İşçinin yeterliliği ve davranışlarından kaynaklanan sebepler ancak işyerinde olumsuzluklara yol açması halinde geçerli fesih nedeni yapılabilir. Bu nedenler 4857 sayılı yasanın 25. maddesinde sayılan haklı fesih nedenleri olabileceği gibi, bu kapsamda olmasa da geçerli fesih sayılacak nedenlerdir. Haklı fesih nedenlerine yakın olmamakla birlikte, işçinin iş sözleşmesine aykırı bir takım davranışları, geçerli fesih için kabul edilebilir nedenlerdir.

Dosya içeriğine, toplanan delilere göre işçinin iş sözleşmesi davalı işverence "Forktlif kullanma yeterliliği olmamasına rağmen, kullanarak işçi sağlığı ve güvenliğini tehlikeye atma, kalıp ve duvarlara zarar verme nedeni ile 4857 sayılı İş Kanunu´nun 25/II.ı maddesi uyarınca" feshedilmiştir. Somut olayda davacı işçinin bu eylemi kendi savunması ve diğer deliller ile sabittir. Ancak meydana gelen zarar 30 günlük ücretinden azdır. İş sözleşmesinin feshedilmesi zararın 30 günlük ücretten az olması nedeni ile haklı nedene dayanmadığı doğru ise de, geçerli neden olmadığı ileri sürülemez. Zira haklı fesih ile geçerli fesih kavramları farklıdır. Her haklı fesih geçerli nedene dayanır. Ancak her geçerli fesih, haklı fesih değildir. Davacı, davranışlarından kaynaklanan nedenle, işçi sağlığı ve güvenliğini tehlikeye atmış ve işyerinde olumsuzluklara neden olmuştur. Fesih geçerli nedenlere dayandığına göre, işe iade isteğinin reddi gerekir.

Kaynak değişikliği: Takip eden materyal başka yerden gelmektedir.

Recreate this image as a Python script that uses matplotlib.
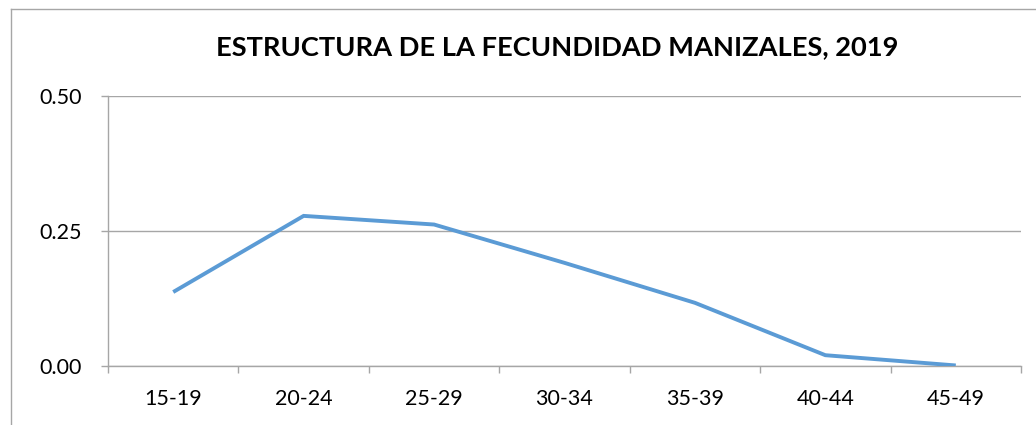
import matplotlib
matplotlib.use("Agg")
import matplotlib.pyplot as plt
import numpy as np
from matplotlib.lines import Line2D

# Data
grupos = ["15-19", "20-24", "25-29", "30-34", "35-39", "40-44", "45-49"]
tasas = [0.137, 0.278, 0.262, 0.191, 0.117, 0.020, 0.001]
y_ticks = [0.0, 0.25, 0.5]
titulo = "ESTRUCTURA DE LA FECUNDIDAD MANIZALES, 2019"

gris = "#a6a6a6"
azul = "#5b9bd5"

plt.rcParams["font.family"] = ["Lato", "DejaVu Sans"]

fig = plt.figure(figsize=(10.36, 4.25), dpi=100)
ax = fig.add_axes([108 / 1036, 1 - 366 / 425, (1021 - 108) / 1036, (366 - 96) / 425])

x = np.arange(len(grupos))
ax.plot(x, tasas, color=azul, linewidth=2.8, solid_capstyle="butt", solid_joinstyle="miter", zorder=3)

ax.set_xlim(-0.5, len(grupos) - 0.5)
ax.set_ylim(0, 0.5)
ax.set_yticks(y_ticks)
ax.set_yticklabels([f"{v:.2f}" for v in y_ticks])
ax.set_xticks(x)
ax.set_xticklabels(grupos)
ax.set_xticks(np.arange(-0.5, len(grupos)), minor=True)

ax.tick_params(axis="x", which="major", length=0, pad=16.5, labelsize=15.5, colors="black")
ax.tick_params(axis="x", which="minor", length=5, width=1, color=gris, direction="out")
ax.tick_params(axis="y", which="major", length=5, width=1, color=gris, pad=14, labelsize=15.5)

ax.grid(axis="y", color=gris, linewidth=1)
ax.set_axisbelow(True)
for side in ["top", "right"]:
    ax.spines[side].set_visible(False)
for side in ["left", "bottom"]:
    ax.spines[side].set_color(gris)
    ax.spines[side].set_linewidth(1)

fig.text(557 / 1036, 1 - 47 / 425, titulo, ha="center", va="center",
         fontsize=19.6, fontweight="bold")

# outer chart frame (partly cropped in the reference)
fig.add_artist(Line2D([11 / 1036, 11 / 1036], [0, 1 - 9 / 425], color=gris, linewidth=1))
fig.add_artist(Line2D([11 / 1036, 1], [1 - 9 / 425, 1 - 9 / 425], color=gris, linewidth=1))

fig.savefig("out.png", dpi=100)
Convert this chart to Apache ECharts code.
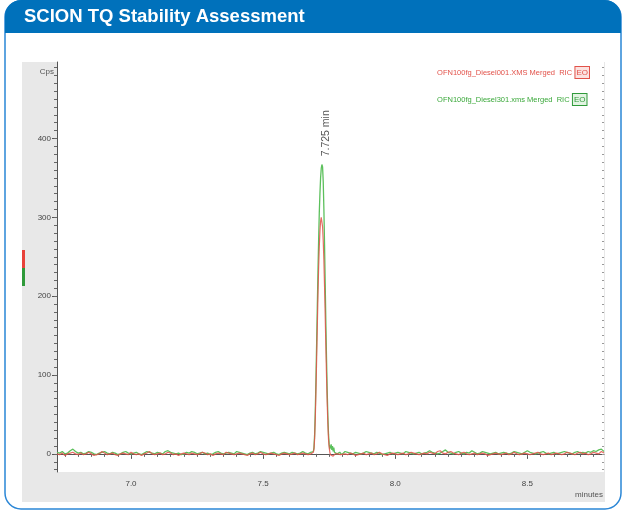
<!DOCTYPE html>
<html>
<head>
<meta charset="utf-8">
<script src="https://cdn.jsdelivr.net/npm/echarts@6/dist/echarts.min.js"></script>
<style>html,body{margin:0;padding:0;background:#fff}#c{width:623px;height:515px}</style>
</head>
<body>
<div id="c"></div>
<script>
// ---------- data ----------
const titleText = 'SCION TQ Stability Assessment';
const seriesNames = ['OFN100fg_Diesel001.XMS Merged  RIC', 'OFN100fg_Diesel301.xms Merged  RIC'];
const xTickLabels = [7.0, 7.5, 8.0, 8.5];
const yTickLabels = [0, 100, 200, 300, 400];
const xRange = [6.72, 8.79];
const yRange = [-23, 497];
const peakTime = 7.725, peakValue = 366, peakLabel = '7.725 min';

// sampling grids (minutes)
const segAStart = 6.72, segAStep = 0.01;     // 97 points
const peakStart = 7.6825, peakStep = 0.0025; // 48 points
const segBStart = 7.81, segBStep = 0.01;     // 99 points

// green trace (Diesel301)
const greenA = [
  2,1,3,0,1,4,6,3,1,2,
  0,1,3,2,0,-1,1,2,3,1,
  0,2,1,-1,0,2,3,1,0,1,
  2,0,-1,1,3,2,1,0,2,1,
  0,3,4,2,1,0,1,-1,0,2,
  1,3,2,0,1,2,0,1,-1,0,
  2,3,1,0,1,2,1,0,3,2,
  1,0,-1,1,2,0,1,3,2,1,
  0,1,2,0,-1,1,2,1,0,2,
  1,0,1,3,1,0,2
];
const greenPeak = [
  1,2,0,3,8,25,55,95,140,185,
  230,270,305,330,350,362,367,364,345,310,
  265,215,165,120,80,48,25,12,6,4,
  12,5,10,3,8,2,4,1,3,0,
  2,1,-1,2,0,1,-1,1
];
const greenB = [
  3,2,1,0,2,1,0,1,3,2,
  1,0,2,1,-1,0,1,2,0,1,
  2,1,0,3,2,1,0,1,2,0,
  1,2,4,2,1,0,1,3,5,2,
  1,0,2,3,1,0,2,1,4,2,
  0,1,3,2,1,0,1,2,0,1,
  2,1,0,1,3,2,1,0,2,4,
  2,1,0,1,2,3,1,0,1,2,
  0,1,2,3,2,1,0,2,3,1,
  2,1,3,2,4,3,5,6,3
];
// red trace (Diesel001)
const redA = [
  0,-1,1,-2,0,1,2,0,-1,1,
  -1,0,2,0,-2,-1,0,3,1,-1,
  0,1,-1,-2,0,1,0,-1,2,0,
  -1,0,-2,0,1,3,0,-1,0,1,
  -1,0,2,1,-1,0,-2,0,1,0,
  -1,1,0,-1,0,2,1,-1,0,-2,
  0,1,0,-1,2,1,0,-1,0,1,
  0,-1,-2,0,1,-1,0,2,0,-1,
  0,1,0,-1,-2,0,1,0,-1,0,
  1,-1,0,1,0,-1,0
];
const redPeak = [
  0,-1,1,2,6,20,45,80,120,160,
  200,235,262,282,295,300,298,288,270,245,
  212,175,135,98,65,38,18,8,2,-1,
  -2,0,-1,-3,-1,-2,0,-1,1,-1,
  0,-2,0,1,-1,0,1,-1
];
const redB = [
  0,-1,1,0,-2,-1,0,1,-1,0,
  1,-1,0,2,0,-1,-2,0,1,0,
  -1,0,1,-1,0,2,1,0,-1,0,
  1,0,2,1,0,3,4,1,0,2,
  3,1,0,-1,1,2,0,-1,0,1,
  -1,0,1,0,-2,-1,0,1,0,-1,
  0,1,-1,0,2,0,-1,0,1,0,
  -1,0,1,2,0,-1,0,1,-1,0,
  1,0,-1,0,2,1,0,-1,1,2,
  0,1,-1,0,2,1,0,3,1
];

// ---------- build ----------
function pairs(start, step, vals) {
  return vals.map((v, i) => [+(start + i * step).toFixed(4), v]);
}
function trace(a, p, b) {
  return pairs(segAStart, segAStep, a).concat(pairs(peakStart, peakStep, p), pairs(segBStart, segBStep, b));
}
const greenData = trace(greenA, greenPeak, greenB);
const redData = trace(redA, redPeak, redB);

const minorX = []; for (let v = 6.75; v <= 8.78; v += 0.05) minorX.push(+v.toFixed(2));
const minorY = []; for (let v = -20; v <= 490; v += 10) minorY.push(v);

const FONT = '"Liberation Sans Narrow", "Liberation Sans", Arial, sans-serif';
const RED = '#e2524a', GREEN = '#5cc05c', BLUE = '#0071bb';

const chart = echarts.init(document.getElementById('c'), null, {renderer: 'canvas'});
chart.setOption({
  animation: false,
  backgroundColor: '#fff',
  graphic: [
    {type: 'rect', shape: {x: 5, y: 1, width: 616, height: 508, r: 16}, style: {fill: '#fff', stroke: '#2a86d6', lineWidth: 1.5}, z: -10},
    {type: 'rect', shape: {x: 5, y: 0, width: 616, height: 33, r: [16, 16, 0, 0]}, style: {fill: BLUE}, z: -9},
    {type: 'text', left: 24, top: 7, style: {text: titleText, fill: '#fff', font: 'bold 18.5px ' + FONT}, z: 10},
    {type: 'rect', shape: {x: 22, y: 62, width: 583, height: 440}, style: {fill: '#e8e8e8'}, z: -8},
    {type: 'rect', shape: {x: 22, y: 250, width: 3, height: 18}, style: {fill: '#e8423a'}, z: 5},
    {type: 'rect', shape: {x: 22, y: 268, width: 3, height: 18}, style: {fill: '#2f9a3a'}, z: 5},
    {type: 'text', right: 20, top: 491, style: {text: 'minutes', fill: '#555', font: '8px ' + FONT}, z: 10}
  ],
  legend: {
    orient: 'vertical', right: 28, top: 61, itemGap: 14, itemWidth: 0, itemHeight: 0,
    selectedMode: false, icon: 'rect', data: seriesNames,
    formatter: name => name === seriesNames[0] ? `{r|${name}} {rb|EO}` : `{g|${name}} {gb|EO}`,
    textStyle: {
      fontFamily: FONT,
      rich: {
        r: {color: RED, fontSize: 7.5, fontFamily: FONT},
        g: {color: '#3aa83a', fontSize: 7.5, fontFamily: FONT},
        rb: {color: RED, fontSize: 8, fontFamily: FONT, borderColor: RED, borderWidth: 1, backgroundColor: '#fbe2e0', padding: [2, 1, 1, 1]},
        gb: {color: '#2f9a3a', fontSize: 8, fontFamily: FONT, borderColor: '#2f9a3a', borderWidth: 1, backgroundColor: '#e2f4e2', padding: [2, 1, 1, 1]}
      }
    }
  },
  grid: {left: 57, right: 19, top: 62, bottom: 43, show: true, backgroundColor: '#fff', borderWidth: 0, containLabel: false},
  xAxis: [
    {type: 'value', min: xRange[0], max: xRange[1], position: 'bottom',
     axisLine: {show: true, lineStyle: {color: '#555', width: 1}},
     axisTick: {show: true, customValues: xTickLabels, length: 5, lineStyle: {color: '#555'}},
     axisLabel: {show: true, customValues: xTickLabels, formatter: v => v.toFixed(1), color: '#444', fontSize: 8, fontFamily: FONT, margin: 8},
     splitLine: {show: false}},
    {type: 'value', min: xRange[0], max: xRange[1], position: 'bottom',
     axisLine: {show: false}, axisTick: {show: true, customValues: minorX, length: 3, lineStyle: {color: '#666'}},
     axisLabel: {show: false}, splitLine: {show: false}}
  ],
  yAxis: [
    {type: 'value', min: yRange[0], max: yRange[1], position: 'left',
     name: 'Cps', nameLocation: 'end', nameGap: -14,
     nameTextStyle: {color: '#555', fontSize: 8, fontFamily: FONT, align: 'right', padding: [0, 3, 0, 0]},
     axisLine: {show: true, lineStyle: {color: '#555', width: 1}},
     axisTick: {show: true, customValues: yTickLabels, length: 5, lineStyle: {color: '#555'}},
     axisLabel: {show: true, customValues: yTickLabels, color: '#444', fontSize: 8, fontFamily: FONT, margin: 6},
     splitLine: {show: false}},
    {type: 'value', min: yRange[0], max: yRange[1], position: 'left',
     axisLine: {show: false}, axisTick: {show: true, customValues: minorY, length: 3, lineStyle: {color: '#666'}},
     axisLabel: {show: false}, splitLine: {show: false}},
    {type: 'value', min: yRange[0], max: yRange[1], position: 'right',
     axisLine: {show: false}, axisTick: {show: true, inside: true, customValues: minorY, length: 2, lineStyle: {color: '#999'}},
     axisLabel: {show: false}, splitLine: {show: false}}
  ],
  series: [
    {name: seriesNames[1], type: 'line', data: greenData, showSymbol: false, symbol: 'none',
     lineStyle: {color: GREEN, width: 1.3}, itemStyle: {color: GREEN},
     markPoint: {symbol: 'circle', symbolSize: 0, silent: true,
       data: [{coord: [peakTime, peakValue]}],
       label: {show: true, formatter: peakLabel, rotate: 90, position: 'inside', offset: [32, 4], color: '#555', fontSize: 10.5, fontFamily: FONT}}},
    {name: seriesNames[0], type: 'line', data: redData, showSymbol: false, symbol: 'none',
     lineStyle: {color: RED, width: 1.2, opacity: 0.85}, itemStyle: {color: RED}}
  ]
});
</script>
</body>
</html>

Mahkemece yazılı şekilde feshin geçersizliğine ve işe iadeye karar verilmesi hatalıdır.

4857 sayılı İş Yasasının 20/3 maddesi uyarınca Dairemizce aşağıdaki şekilde karar verilmiştir.

HÜKÜM : Yukarda açıklanan gerekçe ile;

1- Mahkemenin kararının BOZULARAK ORTADAN KALDIRILMASINA,

2- Davanın REDDİNE,

3- Harç peşin alındığından yeniden alınmasına yer olmadığına,

4- Davacının yapmış olduğu yargılama giderinin üzerinde bırakılmasına, davalının yaptığı 20.00 YTL yargılama giderinin davacıdan tahsili ile davalıya ödenmesine,

5- Karar tarihinde yürürlükte bulunan tarifeye göre 400-YTL ücreti vekaletin davacıdan alınarak davalıya verilmesine,

6- Peşin alınan temyiz harcının isteği halinde davalıya iadesine, kesin olarak 17.1.2006 gününde oybirliği ile karar verildi.

Kaynak : Corpus Arşiv

[Copyright © CD MEDYA YAZILIM - Corpus™ Mevzuat ve İçtihat Programı]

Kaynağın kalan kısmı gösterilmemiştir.